- Task to complete
Begin with the first line and repeat exactly through the line containing "(3,482) -- (841,482);"; leave every image out.

- Data
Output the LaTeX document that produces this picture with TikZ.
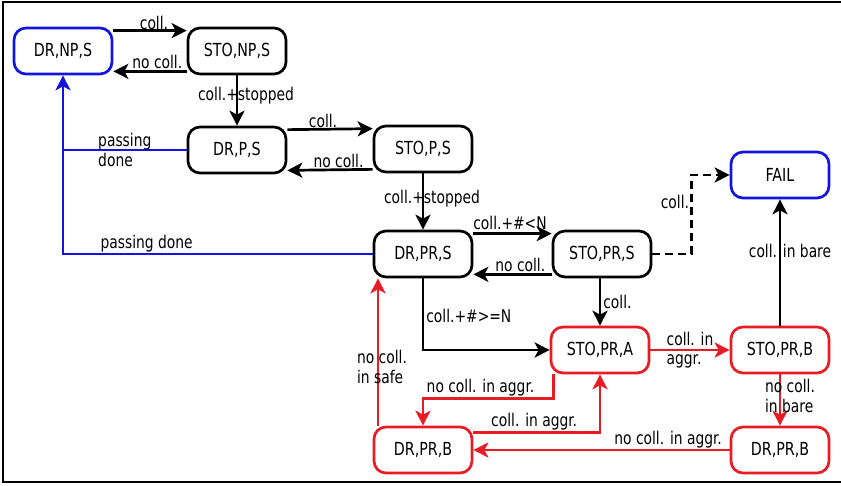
\documentclass[tikz,border=0pt]{standalone}
\usepackage{fontspec}
\setmainfont{DejaVu Sans Condensed}[FakeStretch=0.88]
\usetikzlibrary{arrows.meta,positioning,calc}
\definecolor{stblue}{RGB}{20,20,225}
\definecolor{stred}{RGB}{232,28,36}

\begin{document}
\begin{tikzpicture}
  [x=1pt,y=-1pt,
   state/.style={draw,rounded corners=12pt,line width=2.7pt,minimum width=98pt,
     minimum height=46pt,inner sep=0pt,font=\fontsize{18}{20}\selectfont},
   lbl/.style={font=\fontsize{17.5}{19.5}\selectfont,inner sep=2pt,align=left},
   arr/.style={line width=2.7pt,-{Stealth[length=15pt,width=15pt,inset=4pt]}}]
  \useasboundingbox (0,0) rectangle (841,485);
  \draw[line width=2.8pt] (841,2) -- (3,2) -- (3,482) -- (841,482);

  \node[state,draw=stblue] (drnps) at (63,51) {DR,NP,S};
  \node[state] (stonps) at (237,51) {STO,NP,S};
  \node[state] (drps) at (237,150) {DR,P,S};
  \node[state] (stops) at (423,149) {STO,P,S};
  \node[state] (drprs) at (423,254) {DR,PR,S};
  \node[state] (stoprs) at (602,254) {STO,PR,S};
  \node[state,draw=stblue] (fail) at (780,175) {FAIL};
  \node[state,draw=stred] (stopra) at (600,350) {STO,PR,A};
  \node[state,draw=stred] (stoprb) at (780,350) {STO,PR,B};
  \node[state,draw=stred] (drprbl) at (423,450) {DR,PR,B};
  \node[state,draw=stred] (drprbr) at (780,450) {DR,PR,B};
  \coordinate (bjoin) at (drnps.south |- drps.west);

  % pairs of collision / no collision
  \foreach \a/\b in {drnps/stonps,drps/stops,drprs/stoprs}{
    \draw[arr] ([yshift=-4pt]\a.north east) -- ([yshift=-4pt]\b.north west);
    \draw[arr] ([yshift=4pt]\b.south west) -- ([yshift=4pt]\a.south east)
      node[lbl,pos=0.4,above=-1pt] {no coll.};
  }
  \node[lbl,above=-1pt] at (154,31) {coll.};
  \node[lbl,above=-1pt] at (323,129) {coll.};
  \node[lbl,above=1pt] at (510,233) {coll.+\#<N};

  \draw[arr] (stonps) -- (drps) node[lbl,pos=0.4,xshift=9pt] {coll.+stopped};
  \draw[arr] (stops.south -| drprs.north) -- (drprs.north)
    node[lbl,pos=0.45,xshift=9pt] {coll.+stopped};

  % passing done
  \draw[arr,stblue] (drps.west) -| (drnps.south)
    node[lbl,pos=0.25,text=black] {passing\\done};
  \draw[line width=2.7pt,stblue] (drprs.west) -| (bjoin)
    node[lbl,pos=0.365,above=-1pt,text=black] {passing done};

  \draw[arr,dash pattern=on 8pt off 5pt] (stoprs.east) -- ++(39,0) |- (fail.west)
    node[lbl,pos=0.33,left=-1pt] {coll.};
  \draw[arr] (stoprs.south -| stopra.north) -- (stopra.north)
    node[lbl,midway,right] {coll.};
  \draw[arr] (drprs.south) |- (stopra.west)
    node[lbl,pos=0.26,right] {coll.+\#>=N};
  \draw[arr] (stoprb) -- (fail)
    node[lbl,pos=0.59,xshift=10pt] {coll. in bare};

  % red part
  \draw[arr,stred] ([xshift=-45pt]drprbl.north) -- ([xshift=-45pt]drprs.south)
    node[lbl,pos=0.4,xshift=4pt,text=black] {no coll.\\in safe};
  \draw[arr,stred] ([xshift=4pt]stopra.south west) -- ++(0,24) -| (drprbl.north)
    node[lbl,pos=0.28,above=-1pt,text=black] {no coll. in aggr.};
  \draw[arr,stred] ([yshift=-7pt]drprbl.north east) -| (stopra.south)
    node[lbl,pos=0.24,above=-1pt,text=black] {coll. in aggr.};
  \draw[arr,stred] (stopra) -- (stoprb)
    node[lbl,midway,text=black] {coll. in\\aggr.};
  \draw[arr,stred] (stoprb) -- (drprbr)
    node[lbl,pos=0.42,xshift=10pt,text=black] {no coll.\\in bare};
  \draw[arr,stred] (drprbr) -- (drprbl)
    node[lbl,pos=0.24,above=-1pt,text=black] {no coll. in aggr.};
\end{tikzpicture}
\end{document}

- Solution
Output the LaTeX document that produces this picture with TikZ.
\documentclass[tikz,border=0pt]{standalone}
\usepackage{fontspec}
\setmainfont{DejaVu Sans Condensed}[FakeStretch=0.88]
\usetikzlibrary{arrows.meta,positioning,calc}
\definecolor{stblue}{RGB}{20,20,225}
\definecolor{stred}{RGB}{232,28,36}

\begin{document}
\begin{tikzpicture}
  [x=1pt,y=-1pt,
   state/.style={draw,rounded corners=12pt,line width=2.7pt,minimum width=98pt,
     minimum height=46pt,inner sep=0pt,font=\fontsize{18}{20}\selectfont},
   lbl/.style={font=\fontsize{17.5}{19.5}\selectfont,inner sep=2pt,align=left},
   arr/.style={line width=2.7pt,-{Stealth[length=15pt,width=15pt,inset=4pt]}}]
  \useasboundingbox (0,0) rectangle (841,485);
  \draw[line width=2.8pt] (841,2) -- (3,2) -- (3,482) -- (841,482);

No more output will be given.